Vindman is the recipient of a Purple Heart.

United they stand: Melania Trump and Karen Pence make a statement with S.C. trip


Burns sees in Melania Trump's recent spate of appearances a ramping-up for 2020. A trip to South Carolina by the most popular member of the Trump family (according to polls) is a signal to Republicans that the administration hasn't forgotten about them.


Unlike Democrats who are in the heat of a crowded primary race and regularly make stops in South Carolina, the president faces no immediate challenger and doesn’t need to court voters here.


But he was in the state less than a week before the first and second ladies visited, talking about criminal justice reform at a historically black college in Columbia, S.C.


Coming on the heels of that, his wife’s event with Karen Pence may be a way to shore up support among the state’s many white evangelical voters.

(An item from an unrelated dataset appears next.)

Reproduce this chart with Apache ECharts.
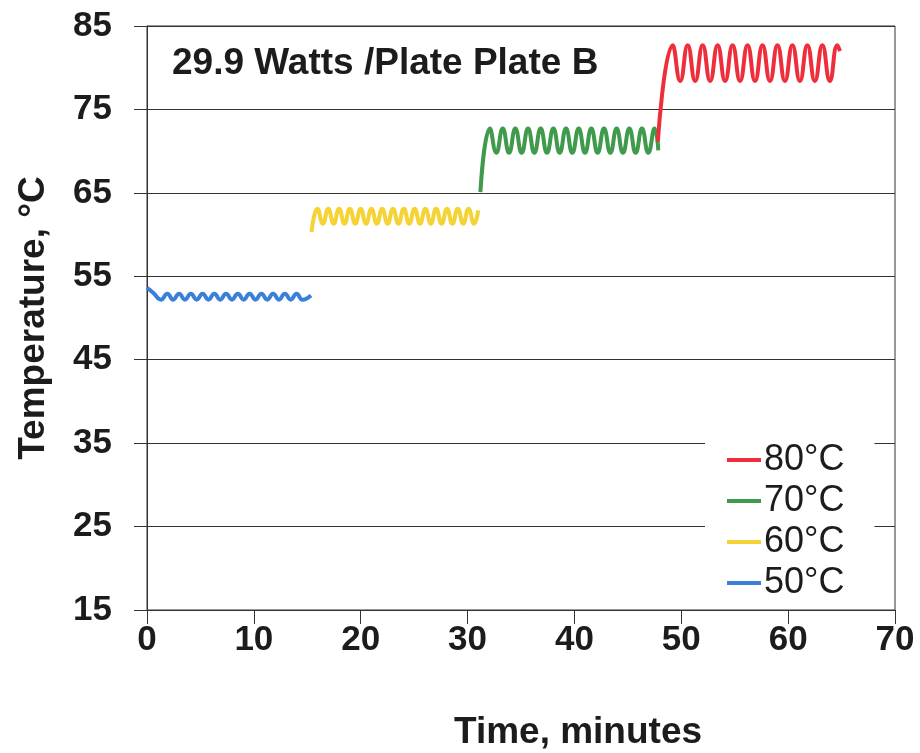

A recent Fox News poll shows that both the impeachment proceedings and President Trump’s withdrawal of troops from Syria (which puts Kurds, including Christians, in the region, in danger) has shaken that previously unshakable base — with the president’s support dropping to 71 percent among white evangelicals, down from the 81 percent who supported him against Hillary Clinton in 2016.


“This is the most active Mrs. Trump has been during her time as first lady,” says Burns.


McBride says she can see a change in Melania Trump’s comfort at such appearances. While she made almost no appearances on behalf of her husband in the 2016 cycle, this could be a sign that she’s up for doing much more this time around.


“A reelection is very different,” says McBride. “They all feel compelled because it’s the last time you’ll be campaigning for yourself. And they want to continue the work they started.”


Whatever the strategy or messaging, it was clear by the end of the day that these two women, who have become the most unlikely of partners, are in this together. On the tarmac, back in Washington six hours after they’d begun, they sealed it with a hug.